"""

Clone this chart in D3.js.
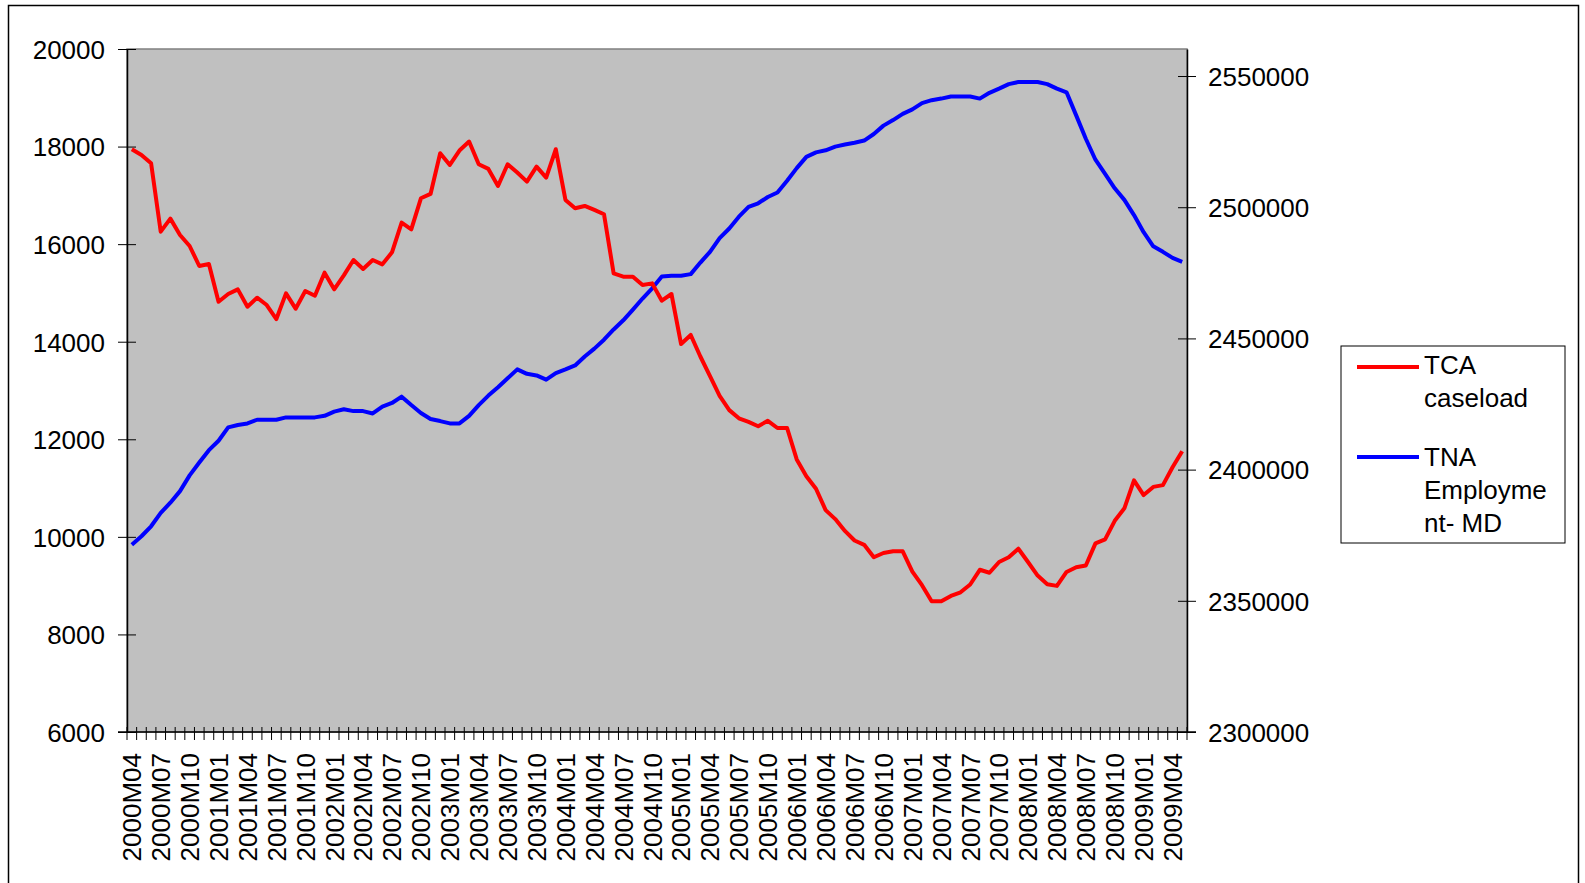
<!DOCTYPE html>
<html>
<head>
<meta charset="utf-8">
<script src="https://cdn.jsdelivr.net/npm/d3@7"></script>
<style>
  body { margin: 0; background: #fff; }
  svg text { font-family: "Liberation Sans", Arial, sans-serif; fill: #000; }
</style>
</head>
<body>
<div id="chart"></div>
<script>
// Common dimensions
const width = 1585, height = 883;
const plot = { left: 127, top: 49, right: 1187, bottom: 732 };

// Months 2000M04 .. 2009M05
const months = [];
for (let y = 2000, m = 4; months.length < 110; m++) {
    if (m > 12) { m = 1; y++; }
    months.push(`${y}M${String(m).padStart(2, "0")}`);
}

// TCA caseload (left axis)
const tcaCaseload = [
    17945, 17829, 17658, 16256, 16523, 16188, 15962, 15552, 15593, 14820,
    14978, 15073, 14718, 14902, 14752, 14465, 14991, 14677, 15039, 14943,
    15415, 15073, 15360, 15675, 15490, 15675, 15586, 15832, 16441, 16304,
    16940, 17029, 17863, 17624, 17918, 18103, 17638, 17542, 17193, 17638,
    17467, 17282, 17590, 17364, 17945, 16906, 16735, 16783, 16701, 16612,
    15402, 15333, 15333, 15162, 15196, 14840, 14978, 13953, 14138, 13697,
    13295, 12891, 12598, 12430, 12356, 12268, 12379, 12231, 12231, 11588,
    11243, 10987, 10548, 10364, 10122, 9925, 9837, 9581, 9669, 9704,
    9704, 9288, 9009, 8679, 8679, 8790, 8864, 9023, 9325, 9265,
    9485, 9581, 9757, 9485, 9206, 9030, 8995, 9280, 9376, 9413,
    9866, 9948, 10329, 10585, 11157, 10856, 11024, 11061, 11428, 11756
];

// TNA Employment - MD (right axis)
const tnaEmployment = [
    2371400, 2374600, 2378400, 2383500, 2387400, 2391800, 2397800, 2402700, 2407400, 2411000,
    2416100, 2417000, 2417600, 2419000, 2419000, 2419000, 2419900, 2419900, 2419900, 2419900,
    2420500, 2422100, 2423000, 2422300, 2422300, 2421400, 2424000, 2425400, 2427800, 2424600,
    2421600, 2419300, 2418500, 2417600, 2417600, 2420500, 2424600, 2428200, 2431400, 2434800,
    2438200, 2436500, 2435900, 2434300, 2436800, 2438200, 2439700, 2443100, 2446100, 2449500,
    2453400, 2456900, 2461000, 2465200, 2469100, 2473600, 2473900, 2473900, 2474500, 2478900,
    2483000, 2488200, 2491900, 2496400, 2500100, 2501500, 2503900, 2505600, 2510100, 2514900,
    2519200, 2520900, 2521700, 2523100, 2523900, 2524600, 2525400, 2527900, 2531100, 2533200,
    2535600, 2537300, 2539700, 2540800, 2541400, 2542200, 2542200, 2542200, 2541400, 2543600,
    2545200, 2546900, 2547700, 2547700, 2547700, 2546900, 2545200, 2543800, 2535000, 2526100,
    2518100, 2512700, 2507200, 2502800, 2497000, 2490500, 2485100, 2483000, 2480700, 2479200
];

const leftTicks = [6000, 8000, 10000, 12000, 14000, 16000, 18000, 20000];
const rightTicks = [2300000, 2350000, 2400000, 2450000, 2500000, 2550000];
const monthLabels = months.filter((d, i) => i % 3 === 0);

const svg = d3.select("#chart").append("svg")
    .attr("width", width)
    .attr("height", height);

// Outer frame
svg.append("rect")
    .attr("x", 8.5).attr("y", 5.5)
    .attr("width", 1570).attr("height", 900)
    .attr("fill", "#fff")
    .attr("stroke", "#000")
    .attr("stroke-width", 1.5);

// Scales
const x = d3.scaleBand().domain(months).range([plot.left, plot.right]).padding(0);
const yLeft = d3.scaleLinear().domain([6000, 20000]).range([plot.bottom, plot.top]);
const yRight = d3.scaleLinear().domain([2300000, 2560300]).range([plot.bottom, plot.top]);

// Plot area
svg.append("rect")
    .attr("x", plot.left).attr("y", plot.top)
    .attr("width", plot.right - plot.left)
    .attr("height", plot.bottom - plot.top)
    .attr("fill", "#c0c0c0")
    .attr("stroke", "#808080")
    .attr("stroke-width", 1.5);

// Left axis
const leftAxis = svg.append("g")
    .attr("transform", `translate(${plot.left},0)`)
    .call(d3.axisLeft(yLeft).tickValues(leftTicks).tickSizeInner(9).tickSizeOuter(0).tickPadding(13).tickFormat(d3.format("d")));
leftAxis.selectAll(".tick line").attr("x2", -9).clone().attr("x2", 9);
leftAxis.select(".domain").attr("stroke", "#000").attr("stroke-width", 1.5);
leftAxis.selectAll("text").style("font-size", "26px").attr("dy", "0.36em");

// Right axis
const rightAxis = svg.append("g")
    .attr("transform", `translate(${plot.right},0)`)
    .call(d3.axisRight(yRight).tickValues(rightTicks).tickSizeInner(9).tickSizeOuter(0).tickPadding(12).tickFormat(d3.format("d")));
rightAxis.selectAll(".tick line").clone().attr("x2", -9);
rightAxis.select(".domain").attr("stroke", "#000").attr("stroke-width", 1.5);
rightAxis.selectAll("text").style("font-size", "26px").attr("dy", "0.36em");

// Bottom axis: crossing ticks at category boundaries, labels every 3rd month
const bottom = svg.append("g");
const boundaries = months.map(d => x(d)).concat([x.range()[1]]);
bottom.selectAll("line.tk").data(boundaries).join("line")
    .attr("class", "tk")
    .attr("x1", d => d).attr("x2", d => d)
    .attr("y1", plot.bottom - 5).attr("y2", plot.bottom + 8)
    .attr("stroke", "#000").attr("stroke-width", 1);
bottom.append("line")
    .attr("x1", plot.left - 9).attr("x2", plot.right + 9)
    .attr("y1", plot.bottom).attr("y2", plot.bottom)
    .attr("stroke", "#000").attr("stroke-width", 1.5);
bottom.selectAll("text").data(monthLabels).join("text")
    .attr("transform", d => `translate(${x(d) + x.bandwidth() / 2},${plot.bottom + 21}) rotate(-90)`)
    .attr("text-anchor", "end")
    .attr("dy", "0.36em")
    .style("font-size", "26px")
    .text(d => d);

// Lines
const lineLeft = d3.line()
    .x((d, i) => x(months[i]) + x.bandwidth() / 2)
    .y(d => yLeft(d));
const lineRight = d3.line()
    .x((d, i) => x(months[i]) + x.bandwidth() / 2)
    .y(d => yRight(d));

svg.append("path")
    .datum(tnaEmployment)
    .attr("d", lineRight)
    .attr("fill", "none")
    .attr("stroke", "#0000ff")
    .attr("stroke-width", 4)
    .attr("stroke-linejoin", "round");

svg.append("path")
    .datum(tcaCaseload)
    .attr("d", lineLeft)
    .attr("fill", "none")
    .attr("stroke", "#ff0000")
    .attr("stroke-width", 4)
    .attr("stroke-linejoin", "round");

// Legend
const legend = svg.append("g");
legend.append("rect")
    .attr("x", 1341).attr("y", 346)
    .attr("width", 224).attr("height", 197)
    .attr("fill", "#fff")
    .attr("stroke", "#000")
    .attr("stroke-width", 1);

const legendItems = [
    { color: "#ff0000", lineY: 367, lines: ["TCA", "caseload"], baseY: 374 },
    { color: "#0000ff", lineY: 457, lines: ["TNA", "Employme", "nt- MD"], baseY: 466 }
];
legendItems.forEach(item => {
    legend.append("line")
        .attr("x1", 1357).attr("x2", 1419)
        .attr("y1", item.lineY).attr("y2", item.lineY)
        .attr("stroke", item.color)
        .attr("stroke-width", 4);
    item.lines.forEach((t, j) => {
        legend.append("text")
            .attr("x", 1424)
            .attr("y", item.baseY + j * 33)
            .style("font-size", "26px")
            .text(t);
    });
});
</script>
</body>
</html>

"""

TASK GOAL: Without the pictures, copy the material exactly as given.

TASK OUTPUT:
Clone this chart in D3.js.
<!DOCTYPE html>
<html>
<head>
<meta charset="utf-8">
<script src="https://cdn.jsdelivr.net/npm/d3@7"></script>
<style>
  body { margin: 0; background: #fff; }
  svg text { font-family: "Liberation Sans", Arial, sans-serif; fill: #000; }
</style>
</head>
<body>
<div id="chart"></div>
<script>
// Common dimensions
const width = 1585, height = 883;
const plot = { left: 127, top: 49, right: 1187, bottom: 732 };

// Months 2000M04 .. 2009M05
const months = [];
for (let y = 2000, m = 4; months.length < 110; m++) {
    if (m > 12) { m = 1; y++; }
    months.push(`${y}M${String(m).padStart(2, "0")}`);
}

// TCA caseload (left axis)
const tcaCaseload = [
    17945, 17829, 17658, 16256, 16523, 16188, 15962, 15552, 15593, 14820,
    14978, 15073, 14718, 14902, 14752, 14465, 14991, 14677, 15039, 14943,
    15415, 15073, 15360, 15675, 15490, 15675, 15586, 15832, 16441, 16304,
    16940, 17029, 17863, 17624, 17918, 18103, 17638, 17542, 17193, 17638,
    17467, 17282, 17590, 17364, 17945, 16906, 16735, 16783, 16701, 16612,
    15402, 15333, 15333, 15162, 15196, 14840, 14978, 13953, 14138, 13697,
    13295, 12891, 12598, 12430, 12356, 12268, 12379, 12231, 12231, 11588,
    11243, 10987, 10548, 10364, 10122, 9925, 9837, 9581, 9669, 9704,
    9704, 9288, 9009, 8679, 8679, 8790, 8864, 9023, 9325, 9265,
    9485, 9581, 9757, 9485, 9206, 9030, 8995, 9280, 9376, 9413,
    9866, 9948, 10329, 10585, 11157, 10856, 11024, 11061, 11428, 11756
];

// TNA Employment - MD (right axis)
const tnaEmployment = [
    2371400, 2374600, 2378400, 2383500, 2387400, 2391800, 2397800, 2402700, 2407400, 2411000,
    2416100, 2417000, 2417600, 2419000, 2419000, 2419000, 2419900, 2419900, 2419900, 2419900,
    2420500, 2422100, 2423000, 2422300, 2422300, 2421400, 2424000, 2425400, 2427800, 2424600,
    2421600, 2419300, 2418500, 2417600, 2417600, 2420500, 2424600, 2428200, 2431400, 2434800,
    2438200, 2436500, 2435900, 2434300, 2436800, 2438200, 2439700, 2443100, 2446100, 2449500,
    2453400, 2456900, 2461000, 2465200, 2469100, 2473600, 2473900, 2473900, 2474500, 2478900,
    2483000, 2488200, 2491900, 2496400, 2500100, 2501500, 2503900, 2505600, 2510100, 2514900,
    2519200, 2520900, 2521700, 2523100, 2523900, 2524600, 2525400, 2527900, 2531100, 2533200,
    2535600, 2537300, 2539700, 2540800, 2541400, 2542200, 2542200, 2542200, 2541400, 2543600,
    2545200, 2546900, 2547700, 2547700, 2547700, 2546900, 2545200, 2543800, 2535000, 2526100,
    2518100, 2512700, 2507200, 2502800, 2497000, 2490500, 2485100, 2483000, 2480700, 2479200
];

const leftTicks = [6000, 8000, 10000, 12000, 14000, 16000, 18000, 20000];
const rightTicks = [2300000, 2350000, 2400000, 2450000, 2500000, 2550000];
const monthLabels = months.filter((d, i) => i % 3 === 0);

const svg = d3.select("#chart").append("svg")
    .attr("width", width)
    .attr("height", height);

// Outer frame
svg.append("rect")
    .attr("x", 8.5).attr("y", 5.5)
    .attr("width", 1570).attr("height", 900)
    .attr("fill", "#fff")
    .attr("stroke", "#000")
    .attr("stroke-width", 1.5);

// Scales
const x = d3.scaleBand().domain(months).range([plot.left, plot.right]).padding(0);
const yLeft = d3.scaleLinear().domain([6000, 20000]).range([plot.bottom, plot.top]);
const yRight = d3.scaleLinear().domain([2300000, 2560300]).range([plot.bottom, plot.top]);

// Plot area
svg.append("rect")
    .attr("x", plot.left).attr("y", plot.top)
    .attr("width", plot.right - plot.left)
    .attr("height", plot.bottom - plot.top)
    .attr("fill", "#c0c0c0")
    .attr("stroke", "#808080")
    .attr("stroke-width", 1.5);

// Left axis
const leftAxis = svg.append("g")
    .attr("transform", `translate(${plot.left},0)`)
    .call(d3.axisLeft(yLeft).tickValues(leftTicks).tickSizeInner(9).tickSizeOuter(0).tickPadding(13).tickFormat(d3.format("d")));
leftAxis.selectAll(".tick line").attr("x2", -9).clone().attr("x2", 9);
leftAxis.select(".domain").attr("stroke", "#000").attr("stroke-width", 1.5);
leftAxis.selectAll("text").style("font-size", "26px").attr("dy", "0.36em");

// Right axis
const rightAxis = svg.append("g")
    .attr("transform", `translate(${plot.right},0)`)
    .call(d3.axisRight(yRight).tickValues(rightTicks).tickSizeInner(9).tickSizeOuter(0).tickPadding(12).tickFormat(d3.format("d")));
rightAxis.selectAll(".tick line").clone().attr("x2", -9);
rightAxis.select(".domain").attr("stroke", "#000").attr("stroke-width", 1.5);
rightAxis.selectAll("text").style("font-size", "26px").attr("dy", "0.36em");

// Bottom axis: crossing ticks at category boundaries, labels every 3rd month
const bottom = svg.append("g");
const boundaries = months.map(d => x(d)).concat([x.range()[1]]);
bottom.selectAll("line.tk").data(boundaries).join("line")
    .attr("class", "tk")
    .attr("x1", d => d).attr("x2", d => d)
    .attr("y1", plot.bottom - 5).attr("y2", plot.bottom + 8)
    .attr("stroke", "#000").attr("stroke-width", 1);
bottom.append("line")
    .attr("x1", plot.left - 9).attr("x2", plot.right + 9)
    .attr("y1", plot.bottom).attr("y2", plot.bottom)
    .attr("stroke", "#000").attr("stroke-width", 1.5);
bottom.selectAll("text").data(monthLabels).join("text")
    .attr("transform", d => `translate(${x(d) + x.bandwidth() / 2},${plot.bottom + 21}) rotate(-90)`)
    .attr("text-anchor", "end")
    .attr("dy", "0.36em")
    .style("font-size", "26px")
    .text(d => d);

// Lines
const lineLeft = d3.line()
    .x((d, i) => x(months[i]) + x.bandwidth() / 2)
    .y(d => yLeft(d));
const lineRight = d3.line()
    .x((d, i) => x(months[i]) + x.bandwidth() / 2)
    .y(d => yRight(d));

svg.append("path")
    .datum(tnaEmployment)
    .attr("d", lineRight)
    .attr("fill", "none")
    .attr("stroke", "#0000ff")
    .attr("stroke-width", 4)
    .attr("stroke-linejoin", "round");

svg.append("path")
    .datum(tcaCaseload)
    .attr("d", lineLeft)
    .attr("fill", "none")
    .attr("stroke", "#ff0000")
    .attr("stroke-width", 4)
    .attr("stroke-linejoin", "round");

// Legend
const legend = svg.append("g");
legend.append("rect")
    .attr("x", 1341).attr("y", 346)
    .attr("width", 224).attr("height", 197)
    .attr("fill", "#fff")
    .attr("stroke", "#000")
    .attr("stroke-width", 1);

const legendItems = [
    { color: "#ff0000", lineY: 367, lines: ["TCA", "caseload"], baseY: 374 },
    { color: "#0000ff", lineY: 457, lines: ["TNA", "Employme", "nt- MD"], baseY: 466 }
];
legendItems.forEach(item => {
    legend.append("line")
        .attr("x1", 1357).attr("x2", 1419)
        .attr("y1", item.lineY).attr("y2", item.lineY)
        .attr("stroke", item.color)
        .attr("stroke-width", 4);
    item.lines.forEach((t, j) => {
        legend.append("text")
            .attr("x", 1424)
            .attr("y", item.baseY + j * 33)
            .style("font-size", "26px")
            .text(t);
    });
});
</script>
</body>
</html>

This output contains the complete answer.